* [WHAT THE TASK ASKS]:
Reproduce the listing word for word, leaving every picture behind.

Records with drawing code:
***
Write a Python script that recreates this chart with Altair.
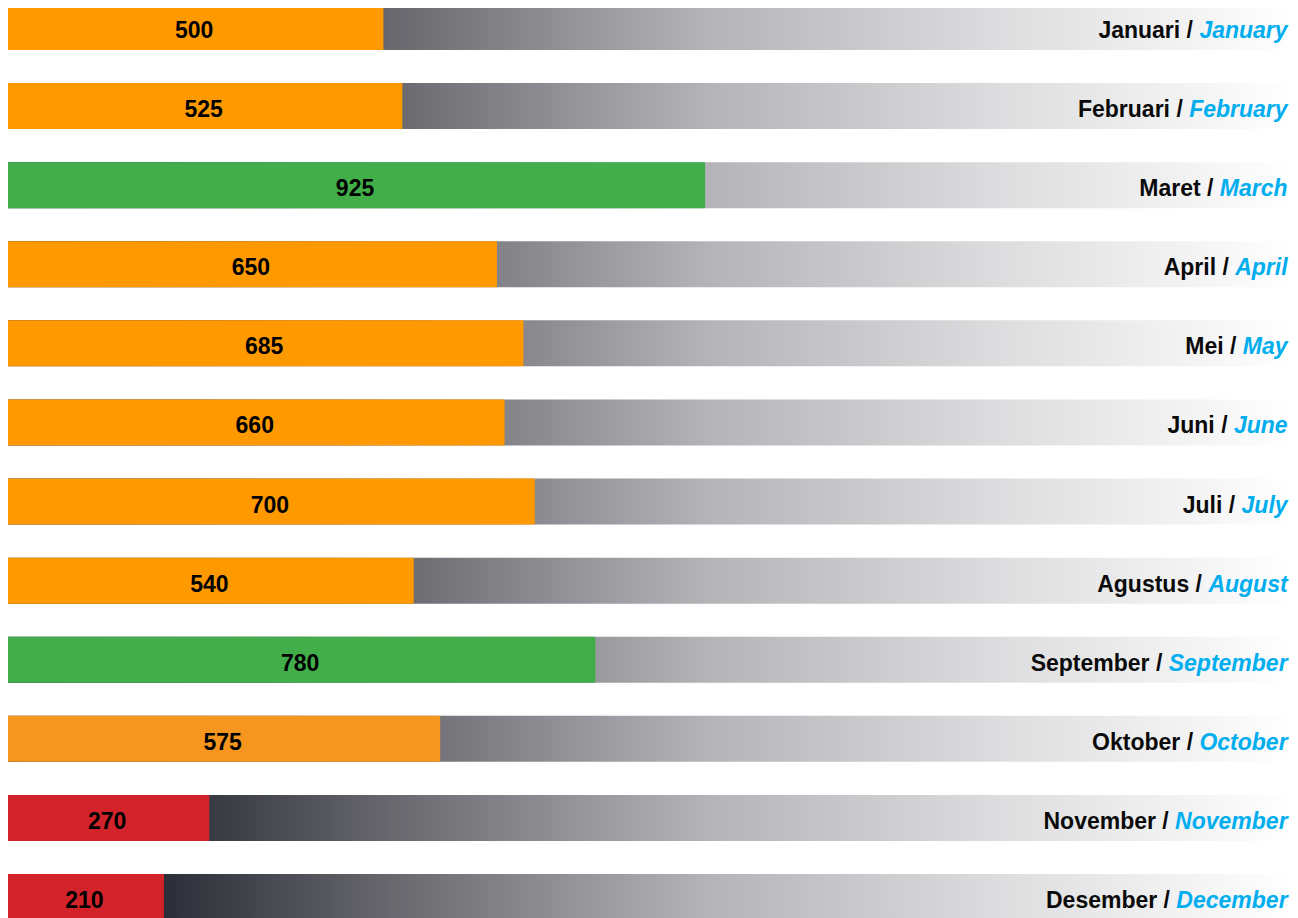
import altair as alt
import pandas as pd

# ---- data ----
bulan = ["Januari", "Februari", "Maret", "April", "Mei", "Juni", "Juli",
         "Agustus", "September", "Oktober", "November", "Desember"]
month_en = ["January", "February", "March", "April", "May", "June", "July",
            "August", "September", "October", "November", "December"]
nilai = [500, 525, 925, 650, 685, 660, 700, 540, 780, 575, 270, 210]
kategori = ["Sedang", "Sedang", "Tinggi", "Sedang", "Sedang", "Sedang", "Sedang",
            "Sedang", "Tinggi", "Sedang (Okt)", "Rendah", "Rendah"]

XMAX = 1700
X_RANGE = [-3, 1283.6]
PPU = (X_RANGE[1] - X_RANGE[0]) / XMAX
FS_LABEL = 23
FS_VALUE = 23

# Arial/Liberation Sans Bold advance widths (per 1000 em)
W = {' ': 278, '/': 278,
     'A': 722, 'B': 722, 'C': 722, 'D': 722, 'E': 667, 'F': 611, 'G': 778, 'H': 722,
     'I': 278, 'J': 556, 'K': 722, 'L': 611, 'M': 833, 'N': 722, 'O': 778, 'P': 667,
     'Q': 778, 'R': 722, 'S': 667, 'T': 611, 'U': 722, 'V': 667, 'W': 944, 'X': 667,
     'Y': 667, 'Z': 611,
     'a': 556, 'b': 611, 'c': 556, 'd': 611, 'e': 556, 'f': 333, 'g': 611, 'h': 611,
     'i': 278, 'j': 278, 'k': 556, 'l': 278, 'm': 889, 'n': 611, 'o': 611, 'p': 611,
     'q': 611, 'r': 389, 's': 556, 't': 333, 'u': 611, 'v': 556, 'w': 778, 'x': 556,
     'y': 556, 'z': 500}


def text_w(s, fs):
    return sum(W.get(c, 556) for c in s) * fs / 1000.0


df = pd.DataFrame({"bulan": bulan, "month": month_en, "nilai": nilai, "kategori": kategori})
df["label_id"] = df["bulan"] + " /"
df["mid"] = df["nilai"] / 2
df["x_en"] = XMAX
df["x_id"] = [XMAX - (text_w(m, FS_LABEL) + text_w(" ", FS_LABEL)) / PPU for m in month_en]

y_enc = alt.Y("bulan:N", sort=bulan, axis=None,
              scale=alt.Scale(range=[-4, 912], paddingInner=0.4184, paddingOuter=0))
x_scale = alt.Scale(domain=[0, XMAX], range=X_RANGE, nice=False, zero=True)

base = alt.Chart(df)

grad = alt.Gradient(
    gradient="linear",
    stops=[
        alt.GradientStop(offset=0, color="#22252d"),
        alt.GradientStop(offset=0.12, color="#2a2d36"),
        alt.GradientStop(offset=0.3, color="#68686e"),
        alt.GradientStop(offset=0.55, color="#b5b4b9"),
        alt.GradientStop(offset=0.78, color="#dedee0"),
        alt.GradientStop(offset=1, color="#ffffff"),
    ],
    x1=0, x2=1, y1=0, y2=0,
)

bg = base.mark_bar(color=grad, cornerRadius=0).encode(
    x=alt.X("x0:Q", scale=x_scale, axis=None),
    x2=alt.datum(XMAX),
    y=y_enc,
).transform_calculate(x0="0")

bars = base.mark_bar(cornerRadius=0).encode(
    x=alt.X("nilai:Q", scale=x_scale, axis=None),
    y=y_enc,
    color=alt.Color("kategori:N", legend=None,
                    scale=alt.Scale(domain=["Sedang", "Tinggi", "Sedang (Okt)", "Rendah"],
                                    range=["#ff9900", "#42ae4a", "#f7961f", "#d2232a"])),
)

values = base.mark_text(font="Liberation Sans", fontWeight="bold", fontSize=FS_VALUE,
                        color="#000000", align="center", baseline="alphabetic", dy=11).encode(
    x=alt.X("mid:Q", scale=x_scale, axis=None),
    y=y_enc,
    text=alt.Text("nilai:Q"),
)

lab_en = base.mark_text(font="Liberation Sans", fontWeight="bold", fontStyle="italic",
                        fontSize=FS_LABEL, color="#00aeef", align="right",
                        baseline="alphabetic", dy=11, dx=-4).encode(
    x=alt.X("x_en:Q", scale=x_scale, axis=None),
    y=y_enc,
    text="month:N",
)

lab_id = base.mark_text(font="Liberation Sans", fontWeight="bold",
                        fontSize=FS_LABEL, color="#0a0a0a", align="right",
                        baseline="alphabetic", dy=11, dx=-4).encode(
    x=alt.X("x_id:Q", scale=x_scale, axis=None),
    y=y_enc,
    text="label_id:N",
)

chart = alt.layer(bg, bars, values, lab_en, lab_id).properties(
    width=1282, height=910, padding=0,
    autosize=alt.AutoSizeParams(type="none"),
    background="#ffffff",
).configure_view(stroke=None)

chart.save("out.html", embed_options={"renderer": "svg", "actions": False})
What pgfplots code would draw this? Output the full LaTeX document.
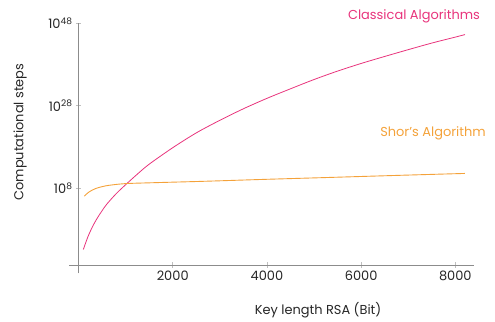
***
* [TASK ANSWER]:
Write a Python script that recreates this chart with Altair.
import altair as alt
import pandas as pd

# ---- data ----
bulan = ["Januari", "Februari", "Maret", "April", "Mei", "Juni", "Juli",
         "Agustus", "September", "Oktober", "November", "Desember"]
month_en = ["January", "February", "March", "April", "May", "June", "July",
            "August", "September", "October", "November", "December"]
nilai = [500, 525, 925, 650, 685, 660, 700, 540, 780, 575, 270, 210]
kategori = ["Sedang", "Sedang", "Tinggi", "Sedang", "Sedang", "Sedang", "Sedang",
            "Sedang", "Tinggi", "Sedang (Okt)", "Rendah", "Rendah"]

XMAX = 1700
X_RANGE = [-3, 1283.6]
PPU = (X_RANGE[1] - X_RANGE[0]) / XMAX
FS_LABEL = 23
FS_VALUE = 23

# Arial/Liberation Sans Bold advance widths (per 1000 em)
W = {' ': 278, '/': 278,
     'A': 722, 'B': 722, 'C': 722, 'D': 722, 'E': 667, 'F': 611, 'G': 778, 'H': 722,
     'I': 278, 'J': 556, 'K': 722, 'L': 611, 'M': 833, 'N': 722, 'O': 778, 'P': 667,
     'Q': 778, 'R': 722, 'S': 667, 'T': 611, 'U': 722, 'V': 667, 'W': 944, 'X': 667,
     'Y': 667, 'Z': 611,
     'a': 556, 'b': 611, 'c': 556, 'd': 611, 'e': 556, 'f': 333, 'g': 611, 'h': 611,
     'i': 278, 'j': 278, 'k': 556, 'l': 278, 'm': 889, 'n': 611, 'o': 611, 'p': 611,
     'q': 611, 'r': 389, 's': 556, 't': 333, 'u': 611, 'v': 556, 'w': 778, 'x': 556,
     'y': 556, 'z': 500}


def text_w(s, fs):
    return sum(W.get(c, 556) for c in s) * fs / 1000.0


df = pd.DataFrame({"bulan": bulan, "month": month_en, "nilai": nilai, "kategori": kategori})
df["label_id"] = df["bulan"] + " /"
df["mid"] = df["nilai"] / 2
df["x_en"] = XMAX
df["x_id"] = [XMAX - (text_w(m, FS_LABEL) + text_w(" ", FS_LABEL)) / PPU for m in month_en]

y_enc = alt.Y("bulan:N", sort=bulan, axis=None,
              scale=alt.Scale(range=[-4, 912], paddingInner=0.4184, paddingOuter=0))
x_scale = alt.Scale(domain=[0, XMAX], range=X_RANGE, nice=False, zero=True)

base = alt.Chart(df)

grad = alt.Gradient(
    gradient="linear",
    stops=[
        alt.GradientStop(offset=0, color="#22252d"),
        alt.GradientStop(offset=0.12, color="#2a2d36"),
        alt.GradientStop(offset=0.3, color="#68686e"),
        alt.GradientStop(offset=0.55, color="#b5b4b9"),
        alt.GradientStop(offset=0.78, color="#dedee0"),
        alt.GradientStop(offset=1, color="#ffffff"),
    ],
    x1=0, x2=1, y1=0, y2=0,
)

bg = base.mark_bar(color=grad, cornerRadius=0).encode(
    x=alt.X("x0:Q", scale=x_scale, axis=None),
    x2=alt.datum(XMAX),
    y=y_enc,
).transform_calculate(x0="0")

bars = base.mark_bar(cornerRadius=0).encode(
    x=alt.X("nilai:Q", scale=x_scale, axis=None),
    y=y_enc,
    color=alt.Color("kategori:N", legend=None,
                    scale=alt.Scale(domain=["Sedang", "Tinggi", "Sedang (Okt)", "Rendah"],
                                    range=["#ff9900", "#42ae4a", "#f7961f", "#d2232a"])),
)

values = base.mark_text(font="Liberation Sans", fontWeight="bold", fontSize=FS_VALUE,
                        color="#000000", align="center", baseline="alphabetic", dy=11).encode(
    x=alt.X("mid:Q", scale=x_scale, axis=None),
    y=y_enc,
    text=alt.Text("nilai:Q"),
)

lab_en = base.mark_text(font="Liberation Sans", fontWeight="bold", fontStyle="italic",
                        fontSize=FS_LABEL, color="#00aeef", align="right",
                        baseline="alphabetic", dy=11, dx=-4).encode(
    x=alt.X("x_en:Q", scale=x_scale, axis=None),
    y=y_enc,
    text="month:N",
)

lab_id = base.mark_text(font="Liberation Sans", fontWeight="bold",
                        fontSize=FS_LABEL, color="#0a0a0a", align="right",
                        baseline="alphabetic", dy=11, dx=-4).encode(
    x=alt.X("x_id:Q", scale=x_scale, axis=None),
    y=y_enc,
    text="label_id:N",
)

chart = alt.layer(bg, bars, values, lab_en, lab_id).properties(
    width=1282, height=910, padding=0,
    autosize=alt.AutoSizeParams(type="none"),
    background="#ffffff",
).configure_view(stroke=None)

chart.save("out.html", embed_options={"renderer": "svg", "actions": False})
What pgfplots code would draw this? Output the full LaTeX document.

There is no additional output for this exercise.